Repeat every line exactly, keeping the pictures out of the copy.

> _Given data_:

:::::

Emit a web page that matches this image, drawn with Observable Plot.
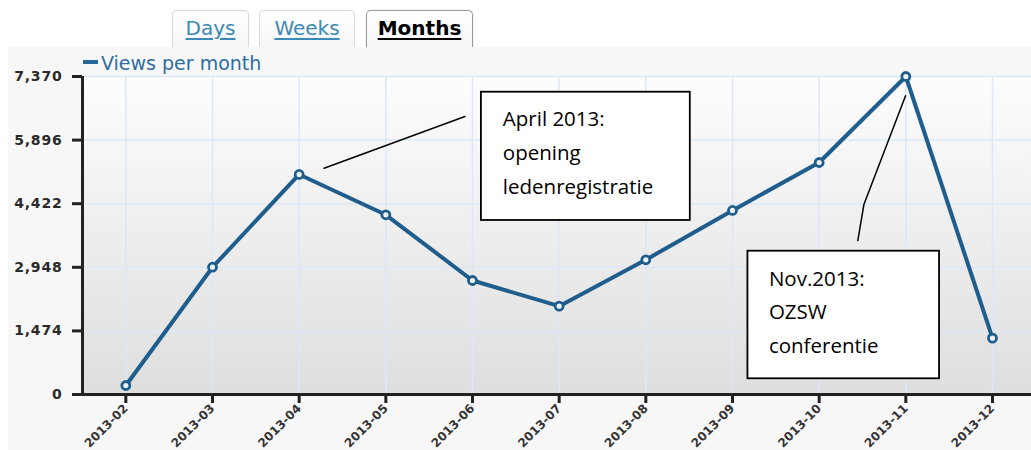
<!DOCTYPE html>
<html>
<head>
<meta charset="utf-8">
<script src="https://cdn.jsdelivr.net/npm/d3@7"></script>
<script src="https://cdn.jsdelivr.net/npm/@observablehq/plot@0.6"></script>
<style>
  html, body { margin: 0; padding: 0; background: #fff; }
  #tabs { position: relative; height: 47px; width: 1031px; background: #fff; }
  .tab { position: absolute; top: 10px; height: 37px; box-sizing: border-box;
         border: 1px solid #d9d9d9; border-bottom: none; border-radius: 5px 5px 0 0;
         background: linear-gradient(#ffffff, #f6f6f6);
         font-family: "DejaVu Sans", sans-serif; font-size: 20px; text-align: center;
         padding-top: 5px; color: #3b89b6; }
  .tab span { text-decoration: underline; text-underline-offset: 3px; }
  .tab.active { border-color: #9a9a9a; color: #000; font-weight: bold; box-shadow: 0 0 2px rgba(0,0,0,0.15); }
  #chart { position: relative; margin-left: 8px; width: 1023px; height: 403px; background: #f7f7f7; }
  #legend { position: absolute; left: 75px; top: 5px; font-family: "DejaVu Sans", sans-serif;
            font-size: 19px; color: #2f6d9e; }
  #legend .swatch { position: absolute; left: 0; top: 8px; width: 15px; height: 4px; background: #2a6799; }
  #legend .label { position: absolute; left: 18px; top: 0; white-space: nowrap; }
  g[aria-label="y-axis tick label"] { letter-spacing: 0.8px; font-weight: bold; font-size: 14px; }
  g[aria-label="x-axis tick label"] { font-weight: bold; font-size: 12px; }
</style>
</head>
<body>
<div id="tabs">
  <div class="tab" style="left:172px;width:77px"><span>Days</span></div>
  <div class="tab" style="left:259px;width:96px"><span>Weeks</span></div>
  <div class="tab active" style="left:366px;width:107px"><span>Months</span></div>
</div>
<div id="chart">
  <div id="legend"><div class="swatch"></div><div class="label">Views per month</div></div>
</div>
<script>
// ---- data ----
const months = ["2013-02","2013-03","2013-04","2013-05","2013-06","2013-07","2013-08","2013-09","2013-10","2013-11","2013-12"];
const views = [209, 2950, 5100, 4165, 2642, 2047, 3122, 4265, 5377, 7370, 1305];
const yTicks = [0, 1474, 2948, 4422, 5896, 7370];

// annotation boxes (data coordinates: month index, views)
const noteTexts = ["April 2013:\nopening\nledenregistratie", "Nov.2013:\nOZSW\nconferentie"];
const noteX = [4.35, 7.42];
const noteY = [6766, 3073];
const boxX1 = [4.103, 7.178];
const boxX2 = [6.513, 9.389];
const boxY1 = [4033, 364];
const boxY2 = [7006, 3321];
const leaderNote = [0, 0, 1, 1, 1];
const leaderX = [2.287, 3.913, 8.997, 8.516, 8.446];
const leaderY = [5245, 6443, 6924, 4403, 3569];

const xDomain = [-0.5, 10.45];
const idx = months.map((d, i) => i);
const notes = noteTexts.map((t, i) => ({text: t, x: noteX[i], y: noteY[i], x1: boxX1[i], x2: boxX2[i], y1: boxY1[i], y2: boxY2[i]}));
const leaders = leaderX.map((x, i) => ({note: leaderNote[i], x, y: leaderY[i]}));
const series = months.map((m, i) => ({i, month: m, views: views[i]}));

const lineColor = "#1f5d8c";

const plot = Plot.plot({
  width: 1023,
  height: 403,
  marginLeft: 74,
  marginRight: 0,
  marginTop: 29,
  marginBottom: 56,
  x: {domain: xDomain, axis: null},
  y: {domain: [0, 7370], axis: null},
  style: {background: "transparent", fontFamily: "DejaVu Sans", overflow: "visible"},
  marks: [
    Plot.frame({fill: "url(#plotBg)", stroke: "none"}),
    Plot.ruleY(yTicks, {stroke: "#dce8f7", strokeWidth: 1.5}),
    Plot.ruleX(idx, {stroke: "#dce8f7", strokeWidth: 1.5}),
    Plot.rect(notes, {x1: "x1", x2: "x2", y1: "y1", y2: "y2", fill: "#fff", stroke: "#000", strokeWidth: 1.8}),
    Plot.text(notes, {x: "x", y: "y", text: "text", textAnchor: "start", lineAnchor: "top", lineHeight: 1.64,
                      fontSize: 20.5, fontFamily: "Open Sans", fill: "#000"}),
    Plot.line(leaders, {x: "x", y: "y", z: "note", stroke: "#000", strokeWidth: 1.5}),
    Plot.line(series, {x: "i", y: "views", stroke: lineColor, strokeWidth: 4, strokeLinejoin: "round"}),
    Plot.dot(series, {x: "i", y: "views", r: 4, stroke: lineColor, strokeWidth: 2.8, fill: "#eef1f4"}),
    Plot.ruleY([0], {stroke: "#222", strokeWidth: 3}),
    Plot.ruleX([xDomain[0]], {stroke: "#222", strokeWidth: 3}),
    Plot.axisY({ticks: yTicks, tickSize: 10, tickPadding: 10, tickFormat: d3.format(","),
                strokeWidth: 3, stroke: "#222", fill: "#2a2a2a", fontSize: 14}),
    Plot.axisX({ticks: idx, tickFormat: i => months[i], tickRotate: -45, tickSize: 9, tickPadding: 3,
                strokeWidth: 3, stroke: "#222", fill: "#333", fontSize: 12})
  ]
});

const defs = d3.select(plot).insert("defs", ":first-child");
const grad = defs.append("linearGradient").attr("id", "plotBg")
  .attr("x1", 0).attr("y1", 0).attr("x2", 0).attr("y2", 1);
grad.append("stop").attr("offset", "0%").attr("stop-color", "#fdfdfd");
grad.append("stop").attr("offset", "100%").attr("stop-color", "#dedede");

plot.style.position = "absolute";
plot.style.left = "0px";
plot.style.top = "0px";
document.getElementById("chart").insertBefore(plot, document.getElementById("legend"));
</script>
</body>
</html>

:::::

> _The reply_:
Emit a web page that matches this image, drawn with Observable Plot.
<!DOCTYPE html>
<html>
<head>
<meta charset="utf-8">
<script src="https://cdn.jsdelivr.net/npm/d3@7"></script>
<script src="https://cdn.jsdelivr.net/npm/@observablehq/plot@0.6"></script>
<style>
  html, body { margin: 0; padding: 0; background: #fff; }
  #tabs { position: relative; height: 47px; width: 1031px; background: #fff; }
  .tab { position: absolute; top: 10px; height: 37px; box-sizing: border-box;
         border: 1px solid #d9d9d9; border-bottom: none; border-radius: 5px 5px 0 0;
         background: linear-gradient(#ffffff, #f6f6f6);
         font-family: "DejaVu Sans", sans-serif; font-size: 20px; text-align: center;
         padding-top: 5px; color: #3b89b6; }
  .tab span { text-decoration: underline; text-underline-offset: 3px; }
  .tab.active { border-color: #9a9a9a; color: #000; font-weight: bold; box-shadow: 0 0 2px rgba(0,0,0,0.15); }
  #chart { position: relative; margin-left: 8px; width: 1023px; height: 403px; background: #f7f7f7; }
  #legend { position: absolute; left: 75px; top: 5px; font-family: "DejaVu Sans", sans-serif;
            font-size: 19px; color: #2f6d9e; }
  #legend .swatch { position: absolute; left: 0; top: 8px; width: 15px; height: 4px; background: #2a6799; }
  #legend .label { position: absolute; left: 18px; top: 0; white-space: nowrap; }
  g[aria-label="y-axis tick label"] { letter-spacing: 0.8px; font-weight: bold; font-size: 14px; }
  g[aria-label="x-axis tick label"] { font-weight: bold; font-size: 12px; }
</style>
</head>
<body>
<div id="tabs">
  <div class="tab" style="left:172px;width:77px"><span>Days</span></div>
  <div class="tab" style="left:259px;width:96px"><span>Weeks</span></div>
  <div class="tab active" style="left:366px;width:107px"><span>Months</span></div>
</div>
<div id="chart">
  <div id="legend"><div class="swatch"></div><div class="label">Views per month</div></div>
</div>
<script>
// ---- data ----
const months = ["2013-02","2013-03","2013-04","2013-05","2013-06","2013-07","2013-08","2013-09","2013-10","2013-11","2013-12"];
const views = [209, 2950, 5100, 4165, 2642, 2047, 3122, 4265, 5377, 7370, 1305];
const yTicks = [0, 1474, 2948, 4422, 5896, 7370];

// annotation boxes (data coordinates: month index, views)
const noteTexts = ["April 2013:\nopening\nledenregistratie", "Nov.2013:\nOZSW\nconferentie"];
const noteX = [4.35, 7.42];
const noteY = [6766, 3073];
const boxX1 = [4.103, 7.178];
const boxX2 = [6.513, 9.389];
const boxY1 = [4033, 364];
const boxY2 = [7006, 3321];
const leaderNote = [0, 0, 1, 1, 1];
const leaderX = [2.287, 3.913, 8.997, 8.516, 8.446];
const leaderY = [5245, 6443, 6924, 4403, 3569];

const xDomain = [-0.5, 10.45];
const idx = months.map((d, i) => i);
const notes = noteTexts.map((t, i) => ({text: t, x: noteX[i], y: noteY[i], x1: boxX1[i], x2: boxX2[i], y1: boxY1[i], y2: boxY2[i]}));
const leaders = leaderX.map((x, i) => ({note: leaderNote[i], x, y: leaderY[i]}));
const series = months.map((m, i) => ({i, month: m, views: views[i]}));

const lineColor = "#1f5d8c";

const plot = Plot.plot({
  width: 1023,
  height: 403,
  marginLeft: 74,
  marginRight: 0,
  marginTop: 29,
  marginBottom: 56,
  x: {domain: xDomain, axis: null},
  y: {domain: [0, 7370], axis: null},
  style: {background: "transparent", fontFamily: "DejaVu Sans", overflow: "visible"},
  marks: [
    Plot.frame({fill: "url(#plotBg)", stroke: "none"}),
    Plot.ruleY(yTicks, {stroke: "#dce8f7", strokeWidth: 1.5}),
    Plot.ruleX(idx, {stroke: "#dce8f7", strokeWidth: 1.5}),
    Plot.rect(notes, {x1: "x1", x2: "x2", y1: "y1", y2: "y2", fill: "#fff", stroke: "#000", strokeWidth: 1.8}),
    Plot.text(notes, {x: "x", y: "y", text: "text", textAnchor: "start", lineAnchor: "top", lineHeight: 1.64,
                      fontSize: 20.5, fontFamily: "Open Sans", fill: "#000"}),
    Plot.line(leaders, {x: "x", y: "y", z: "note", stroke: "#000", strokeWidth: 1.5}),
    Plot.line(series, {x: "i", y: "views", stroke: lineColor, strokeWidth: 4, strokeLinejoin: "round"}),
    Plot.dot(series, {x: "i", y: "views", r: 4, stroke: lineColor, strokeWidth: 2.8, fill: "#eef1f4"}),
    Plot.ruleY([0], {stroke: "#222", strokeWidth: 3}),
    Plot.ruleX([xDomain[0]], {stroke: "#222", strokeWidth: 3}),
    Plot.axisY({ticks: yTicks, tickSize: 10, tickPadding: 10, tickFormat: d3.format(","),
                strokeWidth: 3, stroke: "#222", fill: "#2a2a2a", fontSize: 14}),
    Plot.axisX({ticks: idx, tickFormat: i => months[i], tickRotate: -45, tickSize: 9, tickPadding: 3,
                strokeWidth: 3, stroke: "#222", fill: "#333", fontSize: 12})
  ]
});

const defs = d3.select(plot).insert("defs", ":first-child");
const grad = defs.append("linearGradient").attr("id", "plotBg")
  .attr("x1", 0).attr("y1", 0).attr("x2", 0).attr("y2", 1);
grad.append("stop").attr("offset", "0%").attr("stop-color", "#fdfdfd");
grad.append("stop").attr("offset", "100%").attr("stop-color", "#dedede");

plot.style.position = "absolute";
plot.style.left = "0px";
plot.style.top = "0px";
document.getElementById("chart").insertBefore(plot, document.getElementById("legend"));
</script>
</body>
</html>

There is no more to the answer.